SUMMARY OF THE INVENTION
According to a first aspect of the invention, there is provided a method of removing pollutants from a gas flow comprising the steps of: introducing an oxidising agent into the gas flow such that higher level oxides of NOx and SOx are produced from reactions in the gas flow, introducing coolant into the gas flow to hydrate the higher level oxides to form acid gases and to reduce the temperature and thereby condense the acid gases into acid mists and maximise the efficiency of reactions in the gas flow; and introducing an alkaline sorbent to remove excess acidic components. The oxidising agent may be introduced in the form of an agent that oxidises nitrogen oxide (NO) to form higher level oxides and introducing the coolant in the form of water.
The steps of introducing the oxidising agent and the coolant into the gas flow may be carried out by injection. The method may include the step of removing particulate material from the gas flow.
The method may include the steps of: directing the gas flow containing nitrogen oxides and mercury from an inlet to an outlet of a reactor; injecting an oxidising agent into the gas flow to form higher level nitrogen oxides; and injecting water into the gas flow such that the higher level nitrogen oxides hydrate and condense into an acid mist that combines with mercury to form mercury nitrate (Hg(NO3)2) for removal from the reactor.
The step of injecting the oxidising agent may be carried out upstream or downstream of the step of injecting the water. Instead, the steps of injecting the oxidising agent and the water may be carried out with an oxidising agent in solution with the water. The water may be injected into the gas flow in successive stages from respective spaced injectors.
Incoming gas may be passed through a gas-gas heat exchanger to cool the incoming gas and outgoing gas may be passed through the gas-gas heat exchanger to heat the outgoing gas to above a dew point to minimize corrosion. The sorbent material may be injected into the gas flow to facilitate removal of oxidised nitrogen oxides and sulphur oxides as well as the excess acidic components.

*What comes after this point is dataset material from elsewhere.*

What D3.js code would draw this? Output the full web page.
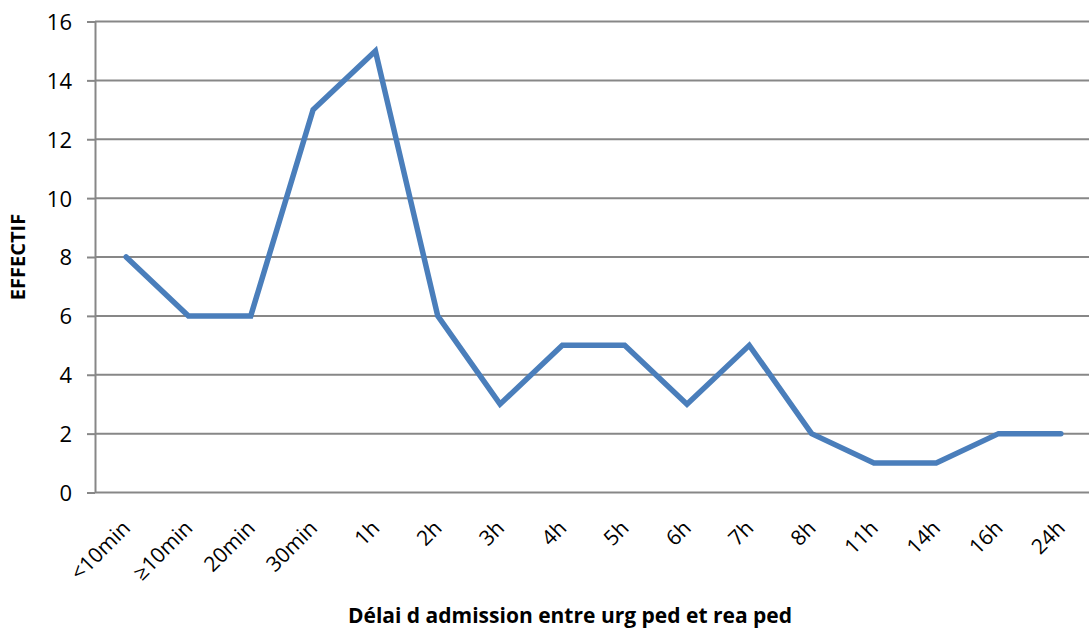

The method may include the step of passing the gas through at least one of a flue gas desulfurization stage and a spray dryer absorber upstream of the reactor.
The method may include the steps of facilitating reactions of acids and anhydrides with calcium acetates or calcium salts of organic acids in the reactor to produce solutions of Ca(NO3)2 and CH3COOH and solid CaSO3 in suspension and collecting the solutions and suspended material as a slurry.
The method may include the steps of feeding compressed air into the slurry to oxidize the CaSO3 to CaSO4.2H2O and removing CaSO4 to a separation device, such as a centrifuge.
The method may include the steps of directing filtrate from the separation device into storage and removing heavy metals from said filtrate.
The step of receiving the gas in a reactor may include the step of receiving the gas in a two-stage reactor such that said higher level nitrogen oxides and mercury nitrate are formed in a first stage of the reactor and CO2 removal is carried out in a second stage of the reactor.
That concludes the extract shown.